** TASK **
Return each line of the data below exactly, omitting any pictures.

** INFORMATION PROVIDED **

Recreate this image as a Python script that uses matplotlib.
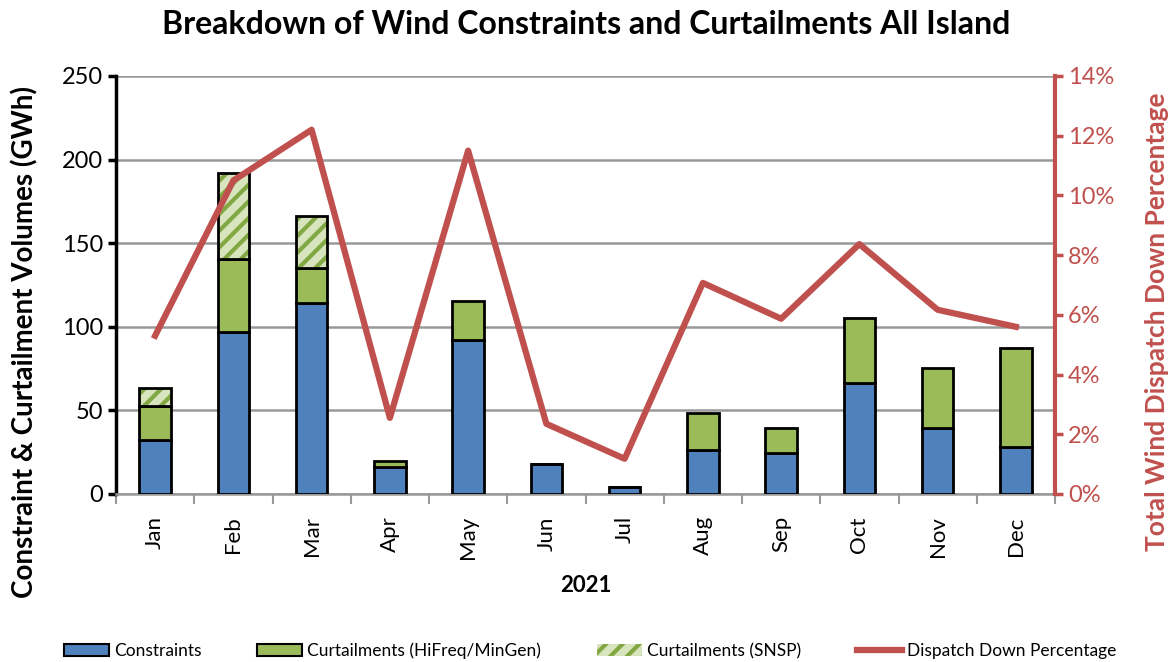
import matplotlib
matplotlib.use("Agg")
import matplotlib.pyplot as plt
from matplotlib.patches import Patch
from matplotlib.lines import Line2D
from matplotlib.ticker import FuncFormatter, MultipleLocator, FixedLocator
import numpy as np

months = ["Jan", "Feb", "Mar", "Apr", "May", "Jun", "Jul", "Aug", "Sep", "Oct", "Nov", "Dec"]
constraints = [32.3, 97.1, 114.4, 16.3, 92.1, 17.8, 4.0, 26.3, 24.3, 66.2, 39.3, 27.9]
curt_hifreq = [20.1, 43.3, 21.0, 3.6, 23.5, 0.0, 0.0, 22.0, 15.0, 38.9, 35.9, 59.2]
curt_snsp = [11.0, 51.8, 30.9, 0.0, 0.0, 0.0, 0.0, 0.0, 0.0, 0.0, 0.0, 0.0]
dispatch_down_pct = [5.3, 10.5, 12.2, 2.55, 11.5, 2.35, 1.18, 7.07, 5.87, 8.37, 6.17, 5.6]

BLUE = "#4F81BD"
GREEN = "#9BBB59"
LIGHTGREEN = "#D7E4BD"
HATCHGREEN = "#82A844"
RED = "#C0504D"
FONT = ["Lato", "DejaVu Sans"]

plt.rcParams["font.family"] = FONT
plt.rcParams["hatch.linewidth"] = 3

fig = plt.figure(figsize=(11.73, 6.62), dpi=100)
ax = fig.add_axes([116 / 1173, 1 - 494 / 662, (1055 - 116) / 1173, (494 - 76) / 662])

x = np.arange(len(months))
w = 0.4
c = np.array(constraints)
h = np.array(curt_hifreq)
s = np.array(curt_snsp)

ax.bar(x, c, w, color=BLUE, edgecolor="black", linewidth=2, zorder=3)
ax.bar(x, h, w, bottom=c, color=GREEN, edgecolor="black", linewidth=2, zorder=3)
mask = s > 0
ax.bar(x[mask], s[mask], w, bottom=(c + h)[mask], color=LIGHTGREEN, edgecolor=HATCHGREEN,
       hatch="//", linewidth=0, zorder=3)
ax.bar(x[mask], s[mask], w, bottom=(c + h)[mask], fill=False, edgecolor="black",
       linewidth=2, zorder=4)

ax.set_xlim(-0.5, len(months) - 0.5)
ax.set_ylim(0, 250)
ax.yaxis.set_major_locator(MultipleLocator(50))
ax.set_axisbelow(True)
ax.grid(axis="y", color="#999999", linewidth=1.8, zorder=0)

ax.set_xticks(x)
ax.set_xticklabels(months, rotation=90, fontsize=16)
ax.xaxis.set_minor_locator(FixedLocator(np.arange(-0.5, len(months), 1.0)))
ax.tick_params(axis="x", which="major", length=0, pad=16)
ax.tick_params(axis="x", which="minor", length=7, color="#999999", width=1.5)
ax.tick_params(axis="y", labelsize=17, length=6, width=2.5, direction="out")

for sp in ["top", "right"]:
    ax.spines[sp].set_visible(False)
ax.spines["left"].set_linewidth(2.5)
ax.spines["bottom"].set_color("#999999")
ax.spines["bottom"].set_linewidth(1.8)

ax.set_xlabel("2021", fontsize=16, fontweight="bold")
ax.xaxis.set_label_coords(0.5, -(585 - 494) / 418)
ax.xaxis.label.set_va("center")
ax.set_ylabel("Constraint & Curtailment Volumes (GWh)", fontsize=20, fontweight="bold")
ax.yaxis.set_label_coords((38 - 116) / 939, (494 - 342) / 418)

ax2 = ax.twinx()
ax2.plot(x, np.array(dispatch_down_pct) / 100, color=RED, linewidth=4.5, zorder=5)
ax2.set_ylim(0, 0.14)
ax2.yaxis.set_major_locator(MultipleLocator(0.02))
ax2.yaxis.set_major_formatter(FuncFormatter(lambda v, p: f"{v * 100:.0f}%"))
ax2.tick_params(axis="y", colors=RED, labelsize=17, length=6, width=2.5, labelcolor=RED)
for sp in ["top", "left", "bottom"]:
    ax2.spines[sp].set_visible(False)
ax2.spines["right"].set_color(RED)
ax2.spines["right"].set_linewidth(3)
ax2.set_ylabel("Total Wind Dispatch Down Percentage", fontsize=19, color=RED, fontweight="bold")
ax2.yaxis.set_label_coords((1145 - 116) / 939, (494 - 322) / 418)

fig.suptitle("Breakdown of Wind Constraints and Curtailments All Island", fontsize=23,
             fontweight="bold", y=1 - 10 / 662, va="top")

handles = [
    Patch(facecolor=BLUE, edgecolor="black", linewidth=1.5),
    Patch(facecolor=GREEN, edgecolor="black", linewidth=1.5),
    Patch(facecolor=LIGHTGREEN, edgecolor=HATCHGREEN, hatch="//", linewidth=0),
    Line2D([0], [0], color=RED, linewidth=4.5),
]
labels = ["Constraints", "Curtailments (HiFreq/MinGen)", "Curtailments (SNSP)", "Dispatch Down Percentage"]
fig.legend(handles, labels, loc="center", bbox_to_anchor=(0.503, 1 - 651 / 662), ncol=4,
           frameon=False, fontsize=12.5, handlelength=2.6, handletextpad=0.3, columnspacing=3.2)

fig.savefig("out.png", dpi=100)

** THE ANSWER **
Recreate this image as a Python script that uses matplotlib.
import matplotlib
matplotlib.use("Agg")
import matplotlib.pyplot as plt
from matplotlib.patches import Patch
from matplotlib.lines import Line2D
from matplotlib.ticker import FuncFormatter, MultipleLocator, FixedLocator
import numpy as np

months = ["Jan", "Feb", "Mar", "Apr", "May", "Jun", "Jul", "Aug", "Sep", "Oct", "Nov", "Dec"]
constraints = [32.3, 97.1, 114.4, 16.3, 92.1, 17.8, 4.0, 26.3, 24.3, 66.2, 39.3, 27.9]
curt_hifreq = [20.1, 43.3, 21.0, 3.6, 23.5, 0.0, 0.0, 22.0, 15.0, 38.9, 35.9, 59.2]
curt_snsp = [11.0, 51.8, 30.9, 0.0, 0.0, 0.0, 0.0, 0.0, 0.0, 0.0, 0.0, 0.0]
dispatch_down_pct = [5.3, 10.5, 12.2, 2.55, 11.5, 2.35, 1.18, 7.07, 5.87, 8.37, 6.17, 5.6]

BLUE = "#4F81BD"
GREEN = "#9BBB59"
LIGHTGREEN = "#D7E4BD"
HATCHGREEN = "#82A844"
RED = "#C0504D"
FONT = ["Lato", "DejaVu Sans"]

plt.rcParams["font.family"] = FONT
plt.rcParams["hatch.linewidth"] = 3

fig = plt.figure(figsize=(11.73, 6.62), dpi=100)
ax = fig.add_axes([116 / 1173, 1 - 494 / 662, (1055 - 116) / 1173, (494 - 76) / 662])

x = np.arange(len(months))
w = 0.4
c = np.array(constraints)
h = np.array(curt_hifreq)
s = np.array(curt_snsp)

ax.bar(x, c, w, color=BLUE, edgecolor="black", linewidth=2, zorder=3)
ax.bar(x, h, w, bottom=c, color=GREEN, edgecolor="black", linewidth=2, zorder=3)
mask = s > 0
ax.bar(x[mask], s[mask], w, bottom=(c + h)[mask], color=LIGHTGREEN, edgecolor=HATCHGREEN,
       hatch="//", linewidth=0, zorder=3)
ax.bar(x[mask], s[mask], w, bottom=(c + h)[mask], fill=False, edgecolor="black",
       linewidth=2, zorder=4)

ax.set_xlim(-0.5, len(months) - 0.5)
ax.set_ylim(0, 250)
ax.yaxis.set_major_locator(MultipleLocator(50))
ax.set_axisbelow(True)
ax.grid(axis="y", color="#999999", linewidth=1.8, zorder=0)

ax.set_xticks(x)
ax.set_xticklabels(months, rotation=90, fontsize=16)
ax.xaxis.set_minor_locator(FixedLocator(np.arange(-0.5, len(months), 1.0)))
ax.tick_params(axis="x", which="major", length=0, pad=16)
ax.tick_params(axis="x", which="minor", length=7, color="#999999", width=1.5)
ax.tick_params(axis="y", labelsize=17, length=6, width=2.5, direction="out")

for sp in ["top", "right"]:
    ax.spines[sp].set_visible(False)
ax.spines["left"].set_linewidth(2.5)
ax.spines["bottom"].set_color("#999999")
ax.spines["bottom"].set_linewidth(1.8)

ax.set_xlabel("2021", fontsize=16, fontweight="bold")
ax.xaxis.set_label_coords(0.5, -(585 - 494) / 418)
ax.xaxis.label.set_va("center")
ax.set_ylabel("Constraint & Curtailment Volumes (GWh)", fontsize=20, fontweight="bold")
ax.yaxis.set_label_coords((38 - 116) / 939, (494 - 342) / 418)

ax2 = ax.twinx()
ax2.plot(x, np.array(dispatch_down_pct) / 100, color=RED, linewidth=4.5, zorder=5)
ax2.set_ylim(0, 0.14)
ax2.yaxis.set_major_locator(MultipleLocator(0.02))
ax2.yaxis.set_major_formatter(FuncFormatter(lambda v, p: f"{v * 100:.0f}%"))
ax2.tick_params(axis="y", colors=RED, labelsize=17, length=6, width=2.5, labelcolor=RED)
for sp in ["top", "left", "bottom"]:
    ax2.spines[sp].set_visible(False)
ax2.spines["right"].set_color(RED)
ax2.spines["right"].set_linewidth(3)
ax2.set_ylabel("Total Wind Dispatch Down Percentage", fontsize=19, color=RED, fontweight="bold")
ax2.yaxis.set_label_coords((1145 - 116) / 939, (494 - 322) / 418)

fig.suptitle("Breakdown of Wind Constraints and Curtailments All Island", fontsize=23,
             fontweight="bold", y=1 - 10 / 662, va="top")

handles = [
    Patch(facecolor=BLUE, edgecolor="black", linewidth=1.5),
    Patch(facecolor=GREEN, edgecolor="black", linewidth=1.5),
    Patch(facecolor=LIGHTGREEN, edgecolor=HATCHGREEN, hatch="//", linewidth=0),
    Line2D([0], [0], color=RED, linewidth=4.5),
]
labels = ["Constraints", "Curtailments (HiFreq/MinGen)", "Curtailments (SNSP)", "Dispatch Down Percentage"]
fig.legend(handles, labels, loc="center", bbox_to_anchor=(0.503, 1 - 651 / 662), ncol=4,
           frameon=False, fontsize=12.5, handlelength=2.6, handletextpad=0.3, columnspacing=3.2)

fig.savefig("out.png", dpi=100)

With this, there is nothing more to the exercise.